Stored data
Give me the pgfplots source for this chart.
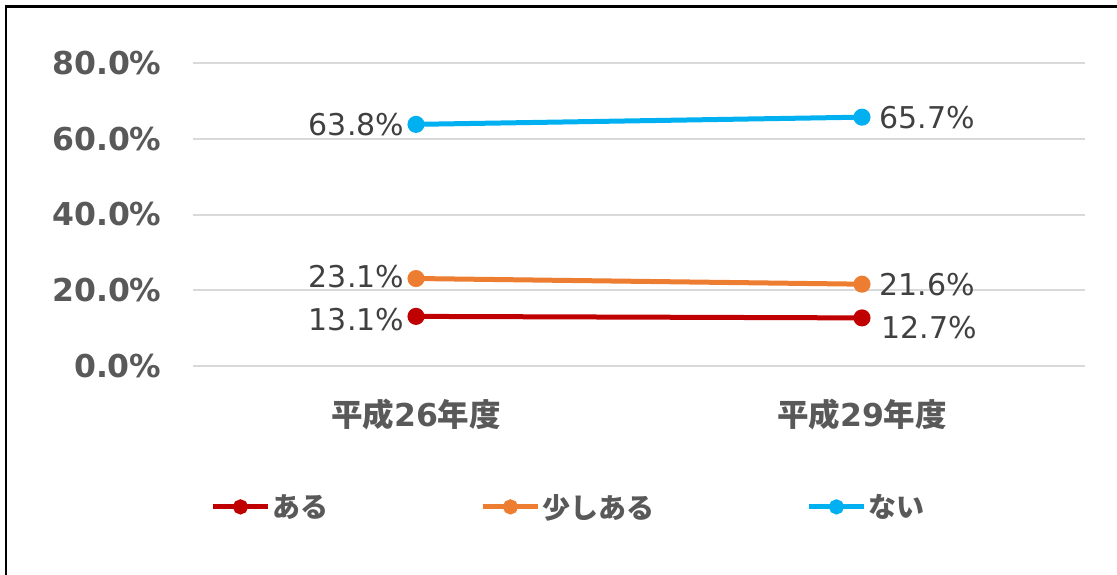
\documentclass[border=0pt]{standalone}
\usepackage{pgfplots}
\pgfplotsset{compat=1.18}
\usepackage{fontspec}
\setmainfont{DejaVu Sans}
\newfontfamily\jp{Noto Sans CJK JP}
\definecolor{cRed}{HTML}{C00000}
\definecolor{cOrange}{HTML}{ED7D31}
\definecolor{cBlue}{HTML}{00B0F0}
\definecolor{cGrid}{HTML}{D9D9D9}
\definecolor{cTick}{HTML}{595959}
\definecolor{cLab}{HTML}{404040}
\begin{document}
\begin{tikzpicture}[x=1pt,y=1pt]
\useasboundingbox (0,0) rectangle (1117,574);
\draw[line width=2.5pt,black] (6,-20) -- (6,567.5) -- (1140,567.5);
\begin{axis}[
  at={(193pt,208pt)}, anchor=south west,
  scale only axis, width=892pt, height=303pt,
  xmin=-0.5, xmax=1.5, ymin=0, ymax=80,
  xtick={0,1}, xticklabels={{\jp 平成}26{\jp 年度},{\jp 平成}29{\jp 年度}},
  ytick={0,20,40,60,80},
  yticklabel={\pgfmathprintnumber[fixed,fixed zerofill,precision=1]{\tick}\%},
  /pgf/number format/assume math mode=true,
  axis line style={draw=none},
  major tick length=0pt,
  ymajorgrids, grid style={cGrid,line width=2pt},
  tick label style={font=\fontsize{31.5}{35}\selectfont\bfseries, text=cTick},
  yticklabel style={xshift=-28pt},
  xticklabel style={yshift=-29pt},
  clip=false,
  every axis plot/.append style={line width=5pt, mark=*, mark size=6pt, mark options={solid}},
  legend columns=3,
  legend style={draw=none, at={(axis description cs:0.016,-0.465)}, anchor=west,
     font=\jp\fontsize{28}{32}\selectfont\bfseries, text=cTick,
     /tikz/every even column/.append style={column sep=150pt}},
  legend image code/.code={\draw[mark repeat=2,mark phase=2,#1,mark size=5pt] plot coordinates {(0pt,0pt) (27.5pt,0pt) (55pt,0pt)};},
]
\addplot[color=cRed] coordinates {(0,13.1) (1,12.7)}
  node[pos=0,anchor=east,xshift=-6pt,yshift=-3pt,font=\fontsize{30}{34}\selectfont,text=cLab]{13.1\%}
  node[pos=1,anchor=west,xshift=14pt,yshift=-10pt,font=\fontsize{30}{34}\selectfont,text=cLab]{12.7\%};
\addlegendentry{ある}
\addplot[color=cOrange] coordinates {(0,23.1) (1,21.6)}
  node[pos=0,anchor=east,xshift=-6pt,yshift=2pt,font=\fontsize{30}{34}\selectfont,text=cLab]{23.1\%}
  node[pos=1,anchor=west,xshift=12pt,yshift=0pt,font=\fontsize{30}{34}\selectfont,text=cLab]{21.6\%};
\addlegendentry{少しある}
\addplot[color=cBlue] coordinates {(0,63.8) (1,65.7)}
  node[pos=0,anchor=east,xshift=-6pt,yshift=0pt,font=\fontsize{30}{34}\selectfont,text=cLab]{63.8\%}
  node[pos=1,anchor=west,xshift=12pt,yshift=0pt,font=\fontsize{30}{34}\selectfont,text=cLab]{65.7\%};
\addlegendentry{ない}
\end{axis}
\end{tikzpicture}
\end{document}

Instructions to follow
Word for word, quote the lines above. Omit the pictures.

Exercise result
Give me the pgfplots source for this chart.
\documentclass[border=0pt]{standalone}
\usepackage{pgfplots}
\pgfplotsset{compat=1.18}
\usepackage{fontspec}
\setmainfont{DejaVu Sans}
\newfontfamily\jp{Noto Sans CJK JP}
\definecolor{cRed}{HTML}{C00000}
\definecolor{cOrange}{HTML}{ED7D31}
\definecolor{cBlue}{HTML}{00B0F0}
\definecolor{cGrid}{HTML}{D9D9D9}
\definecolor{cTick}{HTML}{595959}
\definecolor{cLab}{HTML}{404040}
\begin{document}
\begin{tikzpicture}[x=1pt,y=1pt]
\useasboundingbox (0,0) rectangle (1117,574);
\draw[line width=2.5pt,black] (6,-20) -- (6,567.5) -- (1140,567.5);
\begin{axis}[
  at={(193pt,208pt)}, anchor=south west,
  scale only axis, width=892pt, height=303pt,
  xmin=-0.5, xmax=1.5, ymin=0, ymax=80,
  xtick={0,1}, xticklabels={{\jp 平成}26{\jp 年度},{\jp 平成}29{\jp 年度}},
  ytick={0,20,40,60,80},
  yticklabel={\pgfmathprintnumber[fixed,fixed zerofill,precision=1]{\tick}\%},
  /pgf/number format/assume math mode=true,
  axis line style={draw=none},
  major tick length=0pt,
  ymajorgrids, grid style={cGrid,line width=2pt},
  tick label style={font=\fontsize{31.5}{35}\selectfont\bfseries, text=cTick},
  yticklabel style={xshift=-28pt},
  xticklabel style={yshift=-29pt},
  clip=false,
  every axis plot/.append style={line width=5pt, mark=*, mark size=6pt, mark options={solid}},
  legend columns=3,
  legend style={draw=none, at={(axis description cs:0.016,-0.465)}, anchor=west,
     font=\jp\fontsize{28}{32}\selectfont\bfseries, text=cTick,
     /tikz/every even column/.append style={column sep=150pt}},
  legend image code/.code={\draw[mark repeat=2,mark phase=2,#1,mark size=5pt] plot coordinates {(0pt,0pt) (27.5pt,0pt) (55pt,0pt)};},
]
\addplot[color=cRed] coordinates {(0,13.1) (1,12.7)}
  node[pos=0,anchor=east,xshift=-6pt,yshift=-3pt,font=\fontsize{30}{34}\selectfont,text=cLab]{13.1\%}
  node[pos=1,anchor=west,xshift=14pt,yshift=-10pt,font=\fontsize{30}{34}\selectfont,text=cLab]{12.7\%};
\addlegendentry{ある}
\addplot[color=cOrange] coordinates {(0,23.1) (1,21.6)}
  node[pos=0,anchor=east,xshift=-6pt,yshift=2pt,font=\fontsize{30}{34}\selectfont,text=cLab]{23.1\%}
  node[pos=1,anchor=west,xshift=12pt,yshift=0pt,font=\fontsize{30}{34}\selectfont,text=cLab]{21.6\%};
\addlegendentry{少しある}
\addplot[color=cBlue] coordinates {(0,63.8) (1,65.7)}
  node[pos=0,anchor=east,xshift=-6pt,yshift=0pt,font=\fontsize{30}{34}\selectfont,text=cLab]{63.8\%}
  node[pos=1,anchor=west,xshift=12pt,yshift=0pt,font=\fontsize{30}{34}\selectfont,text=cLab]{65.7\%};
\addlegendentry{ない}
\end{axis}
\end{tikzpicture}
\end{document}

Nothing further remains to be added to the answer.